Of course, Allingham was drawing on much older stories from Celtic folklore of fairies and changelings, and another poet from the same area, W.B. Yeats, born forty years after Allingham, echoed this same theme in ‘The Stolen Child’.
Come away, O human child!
To the waters and the wild
With a faery, hand in hand,
For the world’s more full of weeping than you can understand.
Still, the fate of little Bridget seems too close to the bone, with its dark undertones seeming to be a precursor to real-life tragedies with which we are all too familiar.

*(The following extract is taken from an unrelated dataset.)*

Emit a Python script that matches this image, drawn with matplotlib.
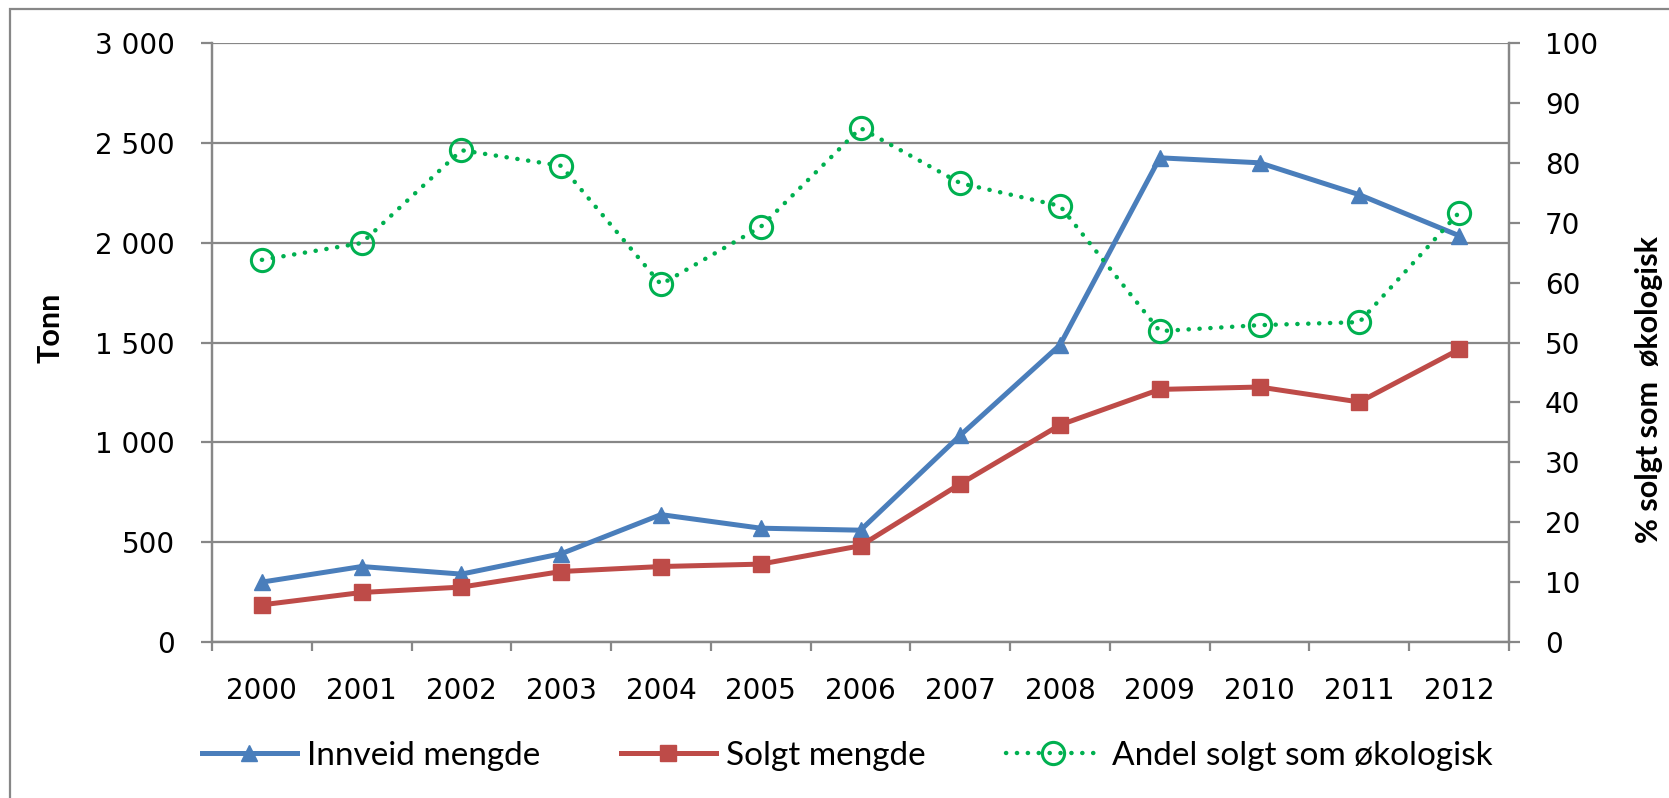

The capriciousness of the fairies is evident in the next stanza, in which there is a sudden descent from the tragedy of the child dead with sorrow to the trivial spitefulness of their revenge on anyone who harms their trees.
By the craggy hill-side,
Through the mosses bare,
They have planted thorn-trees
For pleasure here and there.
Is any man so daring
As dig them up in spite,
He shall find their sharpest thorns
In his bed at night.
The poem ends with the repetition of the opening, superficially catchy lines, before those scary bogeymen trip off the page – none too soon in my opinion. Yet I cannot get away from Allingham and his fairies. From my window I look out on St Anne’s Church in Ballyshannon, in whose graveyard Allingham’s ashes were buried in 1889. It is high up overlooking the town on Mullaghnashee – Mullagh na Sídhe, also known as Sídhe Aodh Ruadh, the Fairy Mound of Red Hugh – where it is believed there is an access point to the middle world of the fairies.